January 2020 Core Update
This update went live on January 13, 2020. It is a broad update that affects all search results worldwide, and does not target anything specific that webmasters can work on. Keep following best practices.
September 2019 Core Update
This core update went live on September 24, 2019 and was a broad update with no specific suggestions. The implementation of the BERT language algorithm into search results came shortly thereafter, as a major change however.
June 2019 Core Update
This update went live on June 3, 2019. Following the established pattern, this is a major search update that affects results worldwide, but no specific guidance has been given.
A history of all Google Core Updates and notes since 2010 is available through the Searchmetrics blog.
How Should i Prepare and Respond to Google Core Updates?
Core Updates themselves do not typically require any response by webmasters, unless their search engine optimization and overall site content is poor, which could work to further depress results. Site owners that wish to boost organic visibility and raise keyword performance should continue following established best practices, and work on creating and maintaining relevant, authoritative content. Google’s guide from 2011 remains valid and shared by Google representatives helping those who want to make sure their sites meet best practices.

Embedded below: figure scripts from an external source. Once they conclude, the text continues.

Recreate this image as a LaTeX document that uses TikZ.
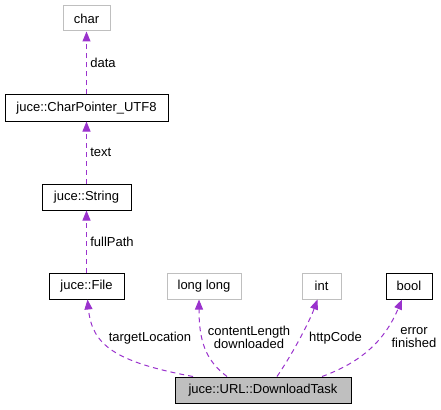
\documentclass[tikz,border=0pt]{standalone}
\usepackage{fontspec}
\setmainfont{Liberation Sans}
\usetikzlibrary{arrows.meta, shapes}
\definecolor{depPurple}{HTML}{9A32CD}
\definecolor{boxGray}{HTML}{BFBFBF}
\newcommand{\depArrow}{{Triangle[length=10pt, width=8pt]}}

\begin{document}
\begin{tikzpicture}[x=1pt, y=-1pt, font=\fontsize{13}{13}\selectfont,
	cls/.style={draw=black, line width=1pt, minimum height=26pt, inner sep=0pt},
	ext/.style={cls, draw=boxGray},
	dep/.style={depPurple, line width=1pt, dash pattern=on 5pt off 4pt, -\depArrow},
	lbl/.style={text=black}]
	\useasboundingbox (0,0) rectangle (441,409);
	
	\node[ext, minimum width=47pt, minimum height=25pt]	(char)	at (86.5,18.5)	{char};
	\node[cls, minimum width=163pt]	(cpu)	at (86.5,108)	{juce::CharPointer\_UTF8};
	\node[cls, minimum width=89pt]	(str)	at (86.5,197)	{juce::String};
	\node[cls, minimum width=75pt]	(file)	at (86.5,286)	{juce::File};
	\node[ext, minimum width=74pt]	(ll)	at (204,286)	{long long};
	\node[ext, minimum width=39pt]	(int)	at (321.5,286)	{int};
	\node[cls, minimum width=46pt]	(bool)	at (409,286)	{bool};
	\node[cls, fill=boxGray, minimum width=176pt]	(task)	at (263,390)	{juce::URL::DownloadTask};
	
	\draw[dep]	(cpu) -- (char) node[lbl, midway, right] (dataLbl) {data};
	\draw[dep]	(str) -- (cpu) node[lbl, midway, right] (textLbl) {text};
	\draw[dep]	(file) -- (str) node[lbl, midway, right] (pathLbl) {fullPath};
	
	\draw[dep]	([xshift=-70pt]task.north) .. controls (115,362) and (92,345) .. ([xshift=1pt]file.south);
	\draw[dep]	([xshift=-36pt]task.north) .. controls (205,360) and (199,340) .. ([xshift=-5pt]ll.south);
	\draw[dep]	([xshift=14pt]task.north) .. controls (295,350) and (310,320) .. ([xshift=-4pt]int.south);
	\draw[dep]	([xshift=59pt]task.north) .. controls (362,362) and (385,340) .. ([xshift=-7pt]bool.south);
	
	\node (locLbl)	at (150,338)	{targetLocation};
	\node[align=center] (lenLbl)	at (249,337.5)	{contentLength\\downloaded};
	\node (codeLbl)	at (335.5,338)	{httpCode};
	\node[align=center] (errLbl)	at (414,337.5)	{error\\finished};
\end{tikzpicture}
\end{document}
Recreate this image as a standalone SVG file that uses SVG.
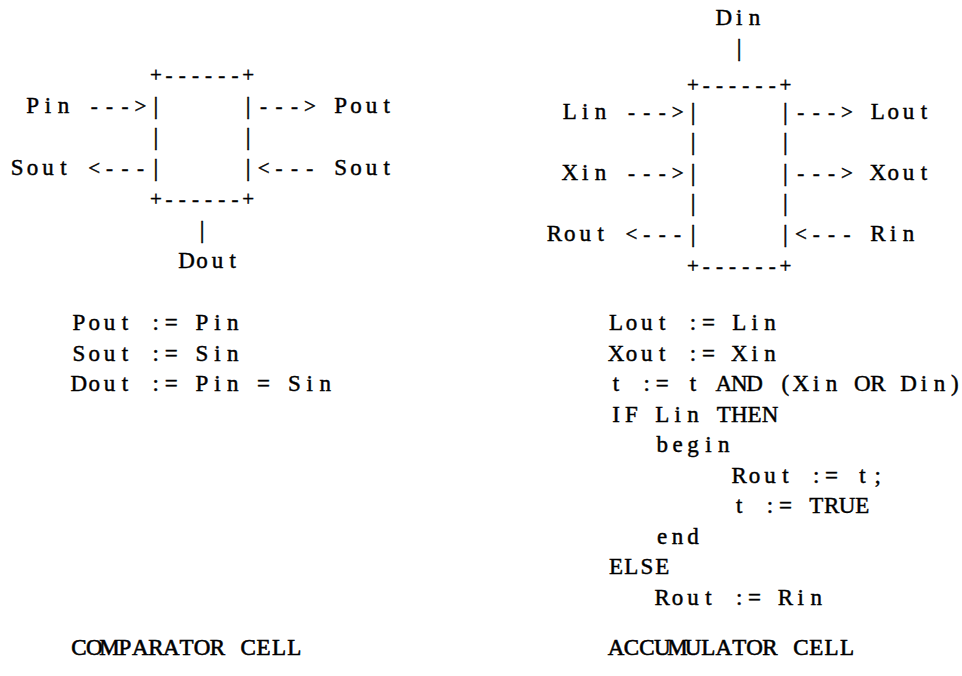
<svg xmlns="http://www.w3.org/2000/svg" width="962" height="676" viewBox="0 0 962 676">
<style>
text{font-family:"Liberation Serif","Times New Roman",serif;font-size:23px;fill:#000;stroke:#000;stroke-width:0.45px;text-anchor:middle}
.sym{font-size:21px}
.bar{font-size:26px}
.title{stroke-width:0.6px}
</style>
<rect width="962" height="676" fill="#fff"/>
<g id="comparator-cell">
<text class="sym" x="155.8 169 182.2 195.4 208.6 221.8 235 248.2" y="82">+------+</text>
<text class="bar" x="155.8" y="114">|</text><text class="bar" x="248.2" y="114">|</text>
<text class="bar" x="155.8" y="145">|</text><text class="bar" x="248.2" y="145">|</text>
<text class="bar" x="155.8" y="176">|</text><text class="bar" x="248.2" y="176">|</text>
<text class="sym" x="155.8 169 182.2 195.4 208.6 221.8 235 248.2" y="206">+------+</text>
<text x="32.6 48 63.4" y="113">Pin</text>
<text x="340.6 356 371.4 386.8" y="113">Pout</text>
<text x="17.2 32.6 48 63.4" y="175">Sout</text>
<text x="340.6 356 371.4 386.8" y="175">Sout</text>
<text x="186.6 202 217.4 232.8" y="268">Dout</text>
<text x="78.8 94.2 109.6 125 140.4 155.8 171.2 186.6 202 217.4 232.8" y="330">Pout := Pin</text>
<text x="78.8 94.2 109.6 125 140.4 155.8 171.2 186.6 202 217.4 232.8" y="360.5">Sout := Sin</text>
<text x="78.8 94.2 109.6 125 140.4 155.8 171.2 186.6 202 217.4 232.8 248.2 263.6 279 294.4 309.8 325.2" y="391">Dout := Pin = Sin</text>
<text class="title" x="78.8 94.2 109.6 125 140.4 155.8 171.2 186.6 202 217.4 232.8 248.2 263.6 279 294.4" y="655">COMPARATOR CELL</text>
</g>
<g id="accumulator-cell">
<text class="sym" x="693 706.2 719.4 732.6 745.8 759 772.2 785.4" y="92">+------+</text>
<text class="bar" x="693" y="119.5">|</text><text class="bar" x="785.4" y="119.5">|</text>
<text class="bar" x="693" y="150">|</text><text class="bar" x="785.4" y="150">|</text>
<text class="bar" x="693" y="180.5">|</text><text class="bar" x="785.4" y="180.5">|</text>
<text class="bar" x="693" y="211">|</text><text class="bar" x="785.4" y="211">|</text>
<text class="bar" x="693" y="241.5">|</text><text class="bar" x="785.4" y="241.5">|</text>
<text class="sym" x="693 706.2 719.4 732.6 745.8 759 772.2 785.4" y="273">+------+</text>
<text x="723.8 739.2 754.6" y="25">Din</text>
<text x="569.8 585.2 600.6" y="118.5">Lin</text>
<text x="877.8 893.2 908.6 924" y="118.5">Lout</text>
<text x="569.8 585.2 600.6" y="179.5">Xin</text>
<text x="877.8 893.2 908.6 924" y="179.5">Xout</text>
<text x="554.4 569.8 585.2 600.6" y="240.5">Rout</text>
<text x="877.8 893.2 908.6" y="240.5">Rin</text>
<text x="616 631.4 646.8 662.2 677.6 693 708.4 723.8 739.2 754.6 770" y="330">Lout := Lin</text>
<text x="616 631.4 646.8 662.2 677.6 693 708.4 723.8 739.2 754.6 770" y="360.5">Xout := Xin</text>
<text x="616 631.4 646.8 662.2 677.6 693 708.4 723.8 739.2 754.6 770 785.4 800.8 816.2 831.6 847 862.4 877.8 893.2 908.6 924 939.4 954.8" y="391">t := t AND (Xin OR Din)</text>
<text x="616 631.4 646.8 662.2 677.6 693 708.4 723.8 739.2 754.6 770" y="421.5">IF Lin THEN</text>
<text x="662.2 677.6 693 708.4 723.8" y="452">begin</text>
<text x="739.2 754.6 770 785.4 800.8 816.2 831.6 847 862.4 877.8" y="482.5">Rout := t;</text>
<text x="739.2 754.6 770 785.4 800.8 816.2 831.6 847 862.4" y="513">t := TRUE</text>
<text x="662.2 677.6 693" y="543.5">end</text>
<text x="616 631.4 646.8 662.2" y="574">ELSE</text>
<text x="662.2 677.6 693 708.4 723.8 739.2 754.6 770 785.4 800.8 816.2" y="604.5">Rout := Rin</text>
<text class="title" x="616 631.4 646.8 662.2 677.6 693 708.4 723.8 739.2 754.6 770 785.4 800.8 816.2 831.6 847" y="655">ACCUMULATOR CELL</text>
</g>
<g id="connectors">
<text class="sym" x="94.2 109.6 125 140.4" y="113">---&gt;</text>
<text class="sym" x="263.6 279 294.4 309.8" y="113">---&gt;</text>
<text class="sym" x="94.2 109.6 125 140.4" y="175">&lt;---</text>
<text class="sym" x="263.6 279 294.4 309.8" y="175">&lt;---</text>
<text class="bar" x="202" y="238">|</text>
<text class="bar" x="739.2" y="56">|</text>
<text class="sym" x="631.4 646.8 662.2 677.6" y="118.5">---&gt;</text>
<text class="sym" x="800.8 816.2 831.6 847" y="118.5">---&gt;</text>
<text class="sym" x="631.4 646.8 662.2 677.6" y="179.5">---&gt;</text>
<text class="sym" x="800.8 816.2 831.6 847" y="179.5">---&gt;</text>
<text class="sym" x="631.4 646.8 662.2 677.6" y="240.5">&lt;---</text>
<text class="sym" x="800.8 816.2 831.6 847" y="240.5">&lt;---</text>
</g>
</svg>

While there are no specific actions that should be taken as a result of a Core Update, it is important to realize the goal that these changes try to realize: improved search results for users. Your content needs to provide relevant and authoritative answers to search queries, and your content should constantly be monitored and improved to make the most of it. Even the most significant and fully-explained changes to the Google algorithm are done with the goal of improving results by delivering better quality, so prepare for the future by writing good content now.